Despite that, she held second, 1 1/2 lengths clear of the show horse, Easy Money.
Now, a course of antibiotics later, You Know Too is showing Gorham that she’s ready to get back in action. The Kentucky-bred, who sold for $56,000 as a Keeneland yearling, worked a bullet half-mile in 48 1/5 seconds at Delaware Park August 23; that was the fastest of 17 works at the distance.
“She’s pretty good,” said Gorham. “She had a big excuse the last time. I wouldn’t think of it if she didn’t have such a big excuse in that last race.”
You Know Too will break from the outside in the compact, seven-horse group and will have Luis Saez in the irons. Saez is currently fifth in the Saratoga colony by wins, with 27, and sixth in earnings.
But this race will be no easy assignment. Todd Pletcher trainee Sweet Loretta (5-2) has impressed in winning two races by a combined 11 1/4 lengths, including the Grade 3 Schuylerville, in which she won easily despite a slow break. Remarkably, though, top rider John Velazquez, who rode her to her two wins, chooses a different Pletcher runner in Cherry Lodge (2-1), who won by a length at first asking as the 7-5 choice.

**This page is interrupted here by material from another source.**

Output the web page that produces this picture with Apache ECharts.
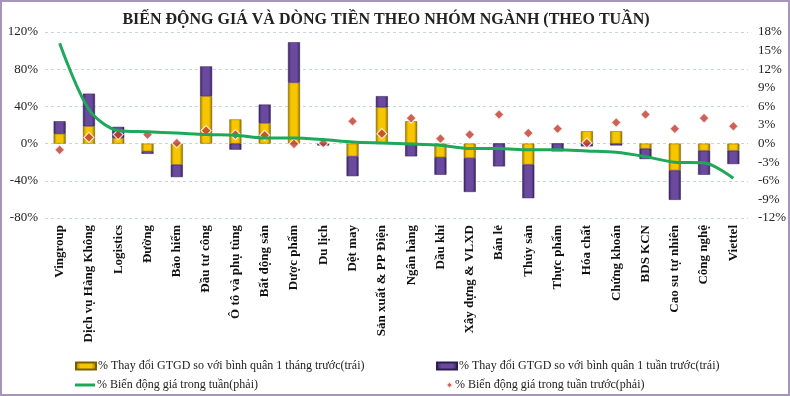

Steve Asmussen’s Runway Doll (3-1), a 13-length winner over the strip at first asking, and Mark Casse trainee Pretty City Dancer (7-2), who won the $100,000 Debutante at Churchill Downs last out, are other logical contenders.
Gorham says he expects his filly to track the pace. “We’re working her behind horses,” he said. “I don’t see her too far back, but I wouldn’t really want her on the lead, either.”
While this will be Gorham’s first Spa start this season, he has plenty of experience there. While in years past he has taken strings up there for the winter, last year he won three of eight starts shipping in. And Mandy’s Gold, likely the best runner he’s trained to date, won the 2002 Honorable Miss at the old Spa.